When Men Go Shopping

Written by Meghan Cox Gurdon on Friday December 24, 2010

Men may detest shopping, but there's no escape during the holiday season.

Writing in the Washington Examiner, Meghan Cox Gurdon points out that while men may detest shopping, there's no escape during the holiday season...

Here we are, hurtling toward the climax of the "holiday shopping season."

It is bizarre to think that what began in violence on Black Friday -- with fistfights, a stabbing, and a fellow getting trampled in upstate New York -- is about to end with the clear, beautiful voices of children singing carols about peace. It's a funny old world, as someone said.

Apparently we Americans have returned to our zesty-spending ways this Christmas.

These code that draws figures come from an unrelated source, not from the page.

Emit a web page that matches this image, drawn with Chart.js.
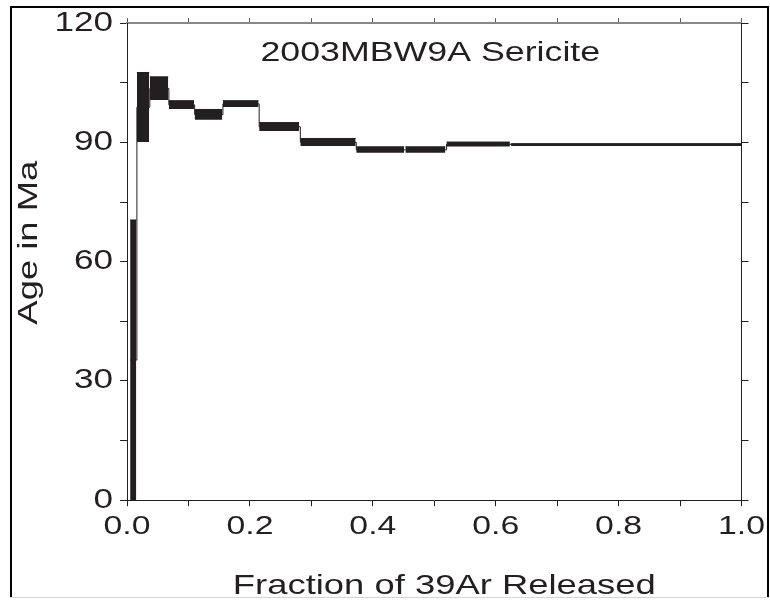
<!DOCTYPE html>
<html>
<head>
<meta charset="utf-8">
<script src="https://cdn.jsdelivr.net/npm/chart.js@4.4.1/dist/chart.umd.min.js"></script>
<style>
    html, body { margin: 0; padding: 0; background: #fff; }
    canvas { display: block; }
</style>
</head>
<body>
<canvas id="spectrumChart" width="770" height="600"></canvas>
<script>
// 단계별 39Ar 누적 분율 (시작 / 끝)
const fracStart = [0.005, 0.016, 0.037, 0.068, 0.110, 0.156, 0.215, 0.282, 0.373, 0.453, 0.520, 0.625];
const fracEnd   = [0.015, 0.036, 0.067, 0.109, 0.155, 0.214, 0.280, 0.372, 0.451, 0.518, 0.623, 1.000];
// 단계별 연대 범위 (Ma)
const ageLow  = [0.0, 90.1, 100.7, 98.4, 95.7, 98.9, 92.9, 89.1, 87.4, 87.4, 89.0, 89.1];
const ageHigh = [70.5, 107.6, 106.5, 100.5, 98.3, 100.5, 95.0, 91.0, 88.9, 88.9, 90.1, 89.7];

// 눈금 라벨
const xTickLabels = ['0.0', '', '0.2', '', '0.4', '', '0.6', '', '0.8', '', '1.0'];
const yTickLabels = ['0', '', '30', '', '60', '', '90', '', '120'];

const chartTitle = '2003MBW9A Sericite';
const xTitle = 'Fraction of 39Ar Released';
const yTitle = 'Age in Ma';

const INK = '#231f20';
const FONT = '"Liberation Sans", Arial, sans-serif';
const STRETCH = 1.3; // 원본 글꼴이 가로로 넓음

document.addEventListener('DOMContentLoaded', function() {
    const canvas = document.getElementById('spectrumChart');
    const ctx = canvas.getContext('2d');

    // 글자를 가로로 늘려서 그리기
    const baseFill = ctx.fillText.bind(ctx);
    const baseMeasure = ctx.measureText.bind(ctx);
    ctx.fillText = function(text, x, y) {
        ctx.save();
        ctx.translate(x, y);
        ctx.scale(STRETCH, 1);
        baseFill(text, 0, 0);
        ctx.restore();
    };
    ctx.measureText = function(text) {
        return { width: baseMeasure(text).width * STRETCH };
    };

    // 각 단계 상자
    const boxDatasets = fracStart.map(function(start, i) {
        return {
            data: [{ x: start, y: ageHigh[i] }, { x: fracEnd[i], y: ageHigh[i] }],
            fill: { value: ageLow[i] },
            backgroundColor: INK,
            borderColor: INK,
            borderWidth: 1,
            pointRadius: 0
        };
    });

    // 상자 사이를 잇는 가는 선
    const stepPoints = fracStart.map(function(start, i) {
        return { x: start, y: (ageLow[i] + ageHigh[i]) / 2 };
    });
    stepPoints.push({ x: fracEnd[fracEnd.length - 1], y: stepPoints[stepPoints.length - 1].y });

    const frameAndText = {
        id: 'frameAndText',
        beforeDraw(chart) {
            const c = chart.ctx;
            c.save();
            c.fillStyle = '#000';
            c.fillRect(10, 6, 759, 2);
            c.fillRect(10, 6, 2, 592);
            c.fillRect(767, 6, 2, 592);
            c.fillStyle = '#d4d4d4';
            c.fillRect(10, 597, 759, 1);
            c.restore();
        },
        afterDraw(chart) {
            const c = chart.ctx;
            const area = chart.chartArea;
            const midX = (area.left + area.right) / 2;
            const midY = (area.top + area.bottom) / 2;
            c.save();
            c.fillStyle = INK;
            c.textAlign = 'center';
            c.textBaseline = 'alphabetic';
            c.font = '27.5px ' + FONT;
            c.fillText(chartTitle, midX - 4, area.top + 38);
            c.font = '28px ' + FONT;
            c.fillText(xTitle, midX + 10, area.bottom + 94);
            c.translate(area.left - 90, midY - 19);
            c.rotate(-Math.PI / 2);
            c.fillText(yTitle, 0, 0);
            c.restore();
        }
    };

    const spectrumChart = new Chart(ctx, {
        type: 'line',
        data: {
            datasets: boxDatasets.concat([{
                data: stepPoints,
                stepped: 'before',
                fill: false,
                borderColor: INK,
                borderWidth: 1,
                pointRadius: 0
            }])
        },
        options: {
            responsive: false,
            animation: false,
            events: [],
            layout: {
                padding: { left: 47.5, top: 18, right: 18, bottom: 52.6 }
            },
            scales: {
                x: {
                    type: 'linear',
                    position: 'bottom',
                    min: 0,
                    max: 1,
                    ticks: {
                        stepSize: 0.1,
                        autoSkip: false,
                        maxRotation: 0,
                        padding: 5,
                        color: INK,
                        font: { family: FONT, size: 26 },
                        callback: function(value, index) { return xTickLabels[index]; }
                    },
                    grid: { drawOnChartArea: false, tickLength: 6, tickColor: INK },
                    border: { color: INK, width: 1 }
                },
                x2: {
                    type: 'linear',
                    position: 'top',
                    min: 0,
                    max: 1,
                    ticks: { stepSize: 0.1, display: false },
                    grid: { drawOnChartArea: false, tickLength: 5, tickColor: '#555' },
                    border: { color: '#888', width: 2 }
                },
                y: {
                    type: 'linear',
                    position: 'left',
                    min: 0,
                    max: 120,
                    ticks: {
                        stepSize: 15,
                        autoSkip: false,
                        padding: 7,
                        color: INK,
                        font: { family: FONT, size: 27 },
                        callback: function(value, index) { return yTickLabels[index]; }
                    },
                    grid: { drawOnChartArea: false, tickLength: 7, tickColor: INK },
                    border: { color: INK, width: 1 }
                },
                y2: {
                    type: 'linear',
                    position: 'right',
                    min: 0,
                    max: 120,
                    ticks: { stepSize: 15, display: false },
                    grid: { drawOnChartArea: false, tickLength: 7, tickColor: INK },
                    border: { color: INK, width: 1 }
                }
            },
            plugins: {
                legend: { display: false },
                tooltip: { enabled: false }
            }
        },
        plugins: [frameAndText]
    });
});
</script>
</body>
</html>
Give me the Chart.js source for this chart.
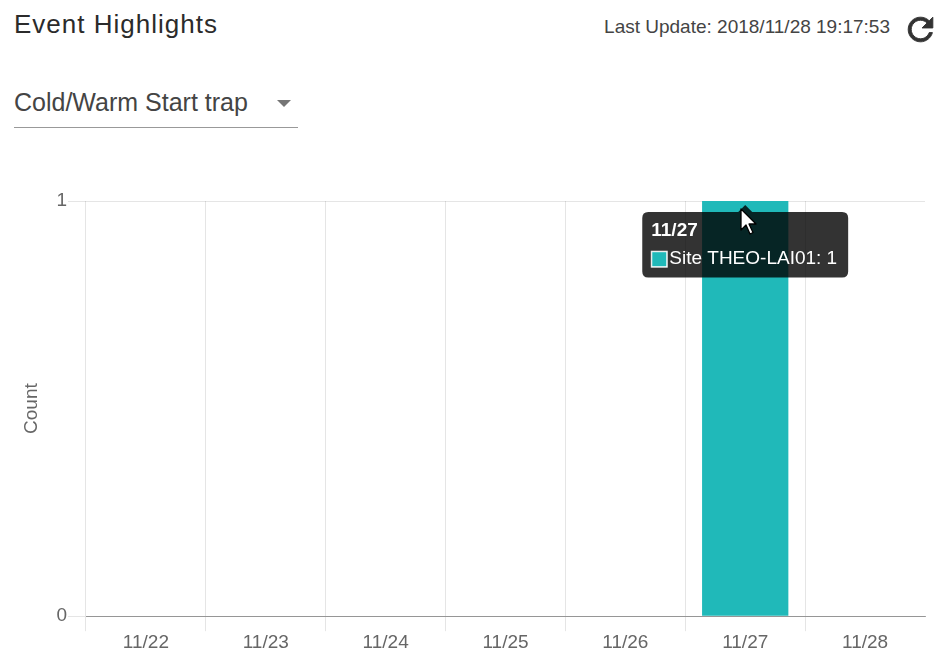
<!DOCTYPE html>
<html>
<head>
<meta charset="utf-8">
<script src="https://cdn.jsdelivr.net/npm/chart.js@4/dist/chart.umd.min.js"></script>
<style>
  html, body { margin: 0; padding: 0; background: #fff; }
  body { width: 935px; height: 651px; position: relative; overflow: hidden; font-family: "Liberation Sans", Arial, sans-serif; color: #333; }
  #title { position: absolute; left: 14px; top: 11px; font-size: 26px; line-height: 26px; letter-spacing: 1px; color: #2b2b2b; white-space: nowrap; }
  #updated { position: absolute; right: 45px; top: 17px; font-size: 19px; line-height: 19px; color: #444; white-space: nowrap; }
  #refresh { position: absolute; left: 902px; top: 11px; width: 37px; height: 37px; }
  #select { position: absolute; left: 14px; top: 86px; width: 284px; height: 41px; border-bottom: 1px solid #999; }
  #select span { position: absolute; left: 0; top: 4px; font-size: 25px; line-height: 25px; color: #444; white-space: nowrap; }
  #select .arrow { position: absolute; left: 263px; top: 14px; width: 0; height: 0; border-left: 7px solid transparent; border-right: 7px solid transparent; border-top: 7px solid #757575; }
  #wrap { position: absolute; left: 0; top: 165px; width: 935px; height: 489px; }
  #pointer { position: absolute; left: 740px; top: 208px; width: 20px; height: 30px; }
</style>
</head>
<body>
<div id="title">Event Highlights</div>
<div id="updated">Last Update: 2018/11/28 19:17:53</div>
<svg id="refresh" viewBox="0 0 24 24"><path fill="#333" stroke="#333" stroke-width="0.6" d="M17.65 6.35C16.2 4.9 14.21 4 12 4c-4.42 0-7.99 3.58-7.99 8s3.57 8 7.99 8c3.73 0 6.84-2.55 7.73-6h-2.08c-.82 2.33-3.04 4-5.65 4-3.31 0-6-2.69-6-6s2.69-6 6-6c1.66 0 3.14.69 4.22 1.78L13 11h7V4l-2.35 2.35z"/></svg>
<div id="select"><span>Cold/Warm Start trap</span><div class="arrow"></div></div>
<div id="wrap"><canvas id="chart"></canvas></div>
<svg id="pointer" viewBox="0 0 20 30"><path d="M1 1 L1 22 L6 17 L10 26 L13 24.5 L9 16 L16 16 Z" fill="#fff" stroke="#000" stroke-width="1.3" stroke-linejoin="round"/></svg>
<script>
const days = ["11/22", "11/23", "11/24", "11/25", "11/26", "11/27", "11/28"];
const siteName = "Site THEO-LAI01";
const siteCounts = [0, 0, 0, 0, 0, 1, 0];
const countTicks = [0, 1];
const barColor = "#20b9b9";
const labelFont = { family: "Liberation Sans", size: 19 };

const ctx = document.getElementById("chart").getContext("2d");
const chart = new Chart(ctx, {
  type: "bar",
  data: {
    labels: days,
    datasets: [{
      label: siteName,
      data: siteCounts,
      backgroundColor: barColor,
      hoverBackgroundColor: barColor,
      borderWidth: 0,
    }],
  },
  options: {
    responsive: true,
    maintainAspectRatio: false,
    animation: false,
    events: [],
    layout: { padding: { left: 20, right: 10, top: 36, bottom: 0 } },
    plugins: {
      legend: { display: false },
      tooltip: {
        xAlign: "center",
        yAlign: "top",
        backgroundColor: "rgba(0,0,0,0.8)",
        titleFont: { family: "Liberation Sans", size: 19, weight: "bold" },
        bodyFont: labelFont,
        titleColor: "#fff",
        bodyColor: "#fff",
        padding: { left: 9, right: 11, top: 7, bottom: 7 },
        titleMarginBottom: 6,
        caretSize: 7,
        caretPadding: 4,
        cornerRadius: 6,
        boxWidth: 16,
        boxHeight: 16,
        boxPadding: 0,
        multiKeyBackground: "#fff",
        callbacks: {
          labelColor: () => ({ borderColor: "rgba(255,255,255,0.8)", backgroundColor: barColor, borderWidth: 1 }),
        },
      },
    },
    scales: {
      x: {
        offset: true,
        grid: {
          offset: true,
          color: (c) => (c.type === "tick" ? "rgba(0,0,0,0.1)" : "transparent"),
          tickLength: 15,
        },
        border: { display: true, color: "rgba(0,0,0,0.35)" },
        ticks: { color: "#666", padding: 0, font: labelFont },
      },
      y: {
        min: 0,
        max: 1,
        afterFit: (scale) => { scale.width = 66; },
        afterBuildTicks: (scale) => { scale.ticks = countTicks.map((v) => ({ value: v })); },
        grid: { color: "rgba(0,0,0,0.1)", tickLength: 18 },
        border: { display: false },
        title: { display: true, text: "Count", color: "#666", padding: 0, font: labelFont },
        ticks: { color: "#666", padding: 1, font: labelFont },
      },
    },
  },
});

// keep the hover tooltip open on the 11/27 bar
const active = [{ datasetIndex: 0, index: days.indexOf("11/27") }];
const bar = chart.getDatasetMeta(0).data[active[0].index];
chart.setActiveElements(active);
chart.tooltip.setActiveElements(active, { x: bar.x, y: bar.y });
chart.update();
</script>
</body>
</html>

The International Council of Shopping Centers, which represents mall-based retailers, is predicting that seasonal shopping in 2010 will turn out to have been the most lavish since 2006. The ICSC further anticipates that more than 23 million people, something like 15 percent of the adult population, will still be out shopping on Christmas Eve.

Among that number, I'd wager, you will find 99 percent of the husbands and sons who detest shopping 99.9 percent of the time.

You probably know one of those men; perhaps like me you are married to one of them. Or perhaps you are one of them! Outwardly they appear unremarkable but inwardly they are characterized by an extreme allergic reaction to piped-in music, clouds of perfume, and the bovine sluggishness of crowds of browsers.

Alas, Christmas Eve -- the most intensely crowded, piped-in, and perfumed day of the year -- tends to be the very moment when these poor men finally force themselves to push into the hordes. It's perverse. If they bought Christmas gifts for their families in, say, August, or even November, they'd have the stores to themselves and no "Santa Baby" playing in the background. But I suppose the nature of perversity is that it causes people to do illogical, self-punitive things.

Whatever the cause, if you pop into a department store in the next 36 hours you will see them: They tend to have a jittery, hunted look but they move fast. A procrastinating man goaded by in-store Christmas music can make it in and out of a jewelry department, bagging a gift in the process, in the time if would take most women to peruse a single counter.